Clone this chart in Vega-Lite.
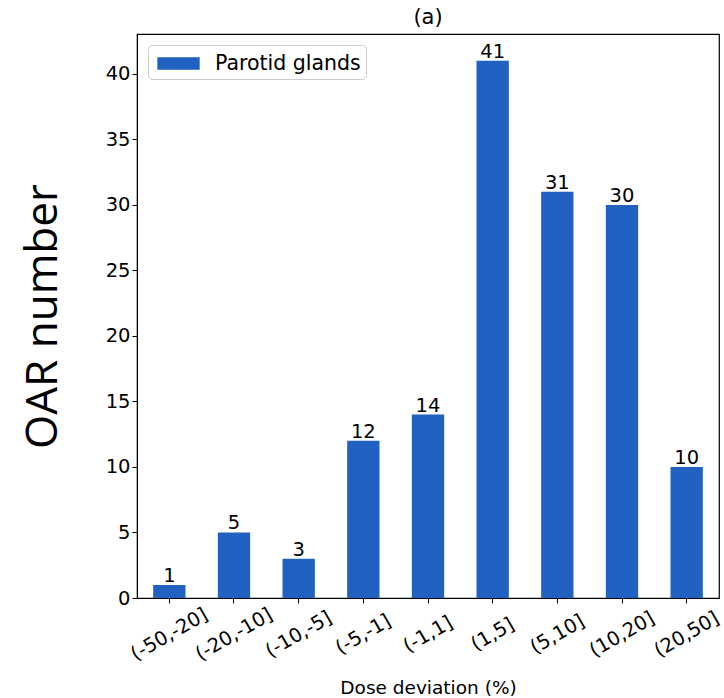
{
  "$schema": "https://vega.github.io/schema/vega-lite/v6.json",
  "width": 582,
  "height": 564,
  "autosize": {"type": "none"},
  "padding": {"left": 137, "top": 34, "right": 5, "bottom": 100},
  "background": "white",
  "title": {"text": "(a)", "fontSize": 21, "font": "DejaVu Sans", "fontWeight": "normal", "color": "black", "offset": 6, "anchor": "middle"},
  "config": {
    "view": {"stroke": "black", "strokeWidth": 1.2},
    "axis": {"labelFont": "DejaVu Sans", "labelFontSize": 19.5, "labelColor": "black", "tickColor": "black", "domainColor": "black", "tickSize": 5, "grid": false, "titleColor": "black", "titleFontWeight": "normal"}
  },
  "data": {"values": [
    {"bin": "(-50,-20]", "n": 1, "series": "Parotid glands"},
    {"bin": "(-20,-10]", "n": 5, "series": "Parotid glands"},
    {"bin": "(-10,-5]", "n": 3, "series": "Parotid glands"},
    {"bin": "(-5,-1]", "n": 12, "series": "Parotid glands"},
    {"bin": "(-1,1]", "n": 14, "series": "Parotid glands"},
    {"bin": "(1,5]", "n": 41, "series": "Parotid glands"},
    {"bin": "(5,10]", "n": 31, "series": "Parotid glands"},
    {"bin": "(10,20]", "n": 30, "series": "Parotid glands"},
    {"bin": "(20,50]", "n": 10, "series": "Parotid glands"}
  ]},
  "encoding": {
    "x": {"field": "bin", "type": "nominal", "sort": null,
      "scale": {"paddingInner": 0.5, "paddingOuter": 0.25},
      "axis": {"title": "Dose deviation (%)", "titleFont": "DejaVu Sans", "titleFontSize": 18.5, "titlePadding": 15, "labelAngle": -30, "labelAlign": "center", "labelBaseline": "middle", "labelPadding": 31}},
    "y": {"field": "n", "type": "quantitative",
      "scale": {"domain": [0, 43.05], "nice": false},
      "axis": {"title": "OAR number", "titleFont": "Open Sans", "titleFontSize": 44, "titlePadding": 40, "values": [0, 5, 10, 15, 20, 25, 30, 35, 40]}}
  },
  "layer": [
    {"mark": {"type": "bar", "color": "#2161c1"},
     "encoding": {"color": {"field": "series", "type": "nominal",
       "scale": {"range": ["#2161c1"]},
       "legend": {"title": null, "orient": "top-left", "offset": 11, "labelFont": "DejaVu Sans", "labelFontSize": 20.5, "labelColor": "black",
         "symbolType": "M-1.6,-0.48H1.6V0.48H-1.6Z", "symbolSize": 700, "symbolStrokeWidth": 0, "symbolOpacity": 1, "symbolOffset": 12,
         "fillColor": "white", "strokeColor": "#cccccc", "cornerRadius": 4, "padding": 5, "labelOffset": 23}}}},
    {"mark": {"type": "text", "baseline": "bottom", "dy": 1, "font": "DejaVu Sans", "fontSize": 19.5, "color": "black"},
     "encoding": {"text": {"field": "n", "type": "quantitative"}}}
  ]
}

══════════════════════════════

Copy the whole of the material above exactly, but not its images.

Clone this chart in Vega-Lite.
{
  "$schema": "https://vega.github.io/schema/vega-lite/v6.json",
  "width": 582,
  "height": 564,
  "autosize": {"type": "none"},
  "padding": {"left": 137, "top": 34, "right": 5, "bottom": 100},
  "background": "white",
  "title": {"text": "(a)", "fontSize": 21, "font": "DejaVu Sans", "fontWeight": "normal", "color": "black", "offset": 6, "anchor": "middle"},
  "config": {
    "view": {"stroke": "black", "strokeWidth": 1.2},
    "axis": {"labelFont": "DejaVu Sans", "labelFontSize": 19.5, "labelColor": "black", "tickColor": "black", "domainColor": "black", "tickSize": 5, "grid": false, "titleColor": "black", "titleFontWeight": "normal"}
  },
  "data": {"values": [
    {"bin": "(-50,-20]", "n": 1, "series": "Parotid glands"},
    {"bin": "(-20,-10]", "n": 5, "series": "Parotid glands"},
    {"bin": "(-10,-5]", "n": 3, "series": "Parotid glands"},
    {"bin": "(-5,-1]", "n": 12, "series": "Parotid glands"},
    {"bin": "(-1,1]", "n": 14, "series": "Parotid glands"},
    {"bin": "(1,5]", "n": 41, "series": "Parotid glands"},
    {"bin": "(5,10]", "n": 31, "series": "Parotid glands"},
    {"bin": "(10,20]", "n": 30, "series": "Parotid glands"},
    {"bin": "(20,50]", "n": 10, "series": "Parotid glands"}
  ]},
  "encoding": {
    "x": {"field": "bin", "type": "nominal", "sort": null,
      "scale": {"paddingInner": 0.5, "paddingOuter": 0.25},
      "axis": {"title": "Dose deviation (%)", "titleFont": "DejaVu Sans", "titleFontSize": 18.5, "titlePadding": 15, "labelAngle": -30, "labelAlign": "center", "labelBaseline": "middle", "labelPadding": 31}},
    "y": {"field": "n", "type": "quantitative",
      "scale": {"domain": [0, 43.05], "nice": false},
      "axis": {"title": "OAR number", "titleFont": "Open Sans", "titleFontSize": 44, "titlePadding": 40, "values": [0, 5, 10, 15, 20, 25, 30, 35, 40]}}
  },
  "layer": [
    {"mark": {"type": "bar", "color": "#2161c1"},
     "encoding": {"color": {"field": "series", "type": "nominal",
       "scale": {"range": ["#2161c1"]},
       "legend": {"title": null, "orient": "top-left", "offset": 11, "labelFont": "DejaVu Sans", "labelFontSize": 20.5, "labelColor": "black",
         "symbolType": "M-1.6,-0.48H1.6V0.48H-1.6Z", "symbolSize": 700, "symbolStrokeWidth": 0, "symbolOpacity": 1, "symbolOffset": 12,
         "fillColor": "white", "strokeColor": "#cccccc", "cornerRadius": 4, "padding": 5, "labelOffset": 23}}}},
    {"mark": {"type": "text", "baseline": "bottom", "dy": 1, "font": "DejaVu Sans", "fontSize": 19.5, "color": "black"},
     "encoding": {"text": {"field": "n", "type": "quantitative"}}}
  ]
}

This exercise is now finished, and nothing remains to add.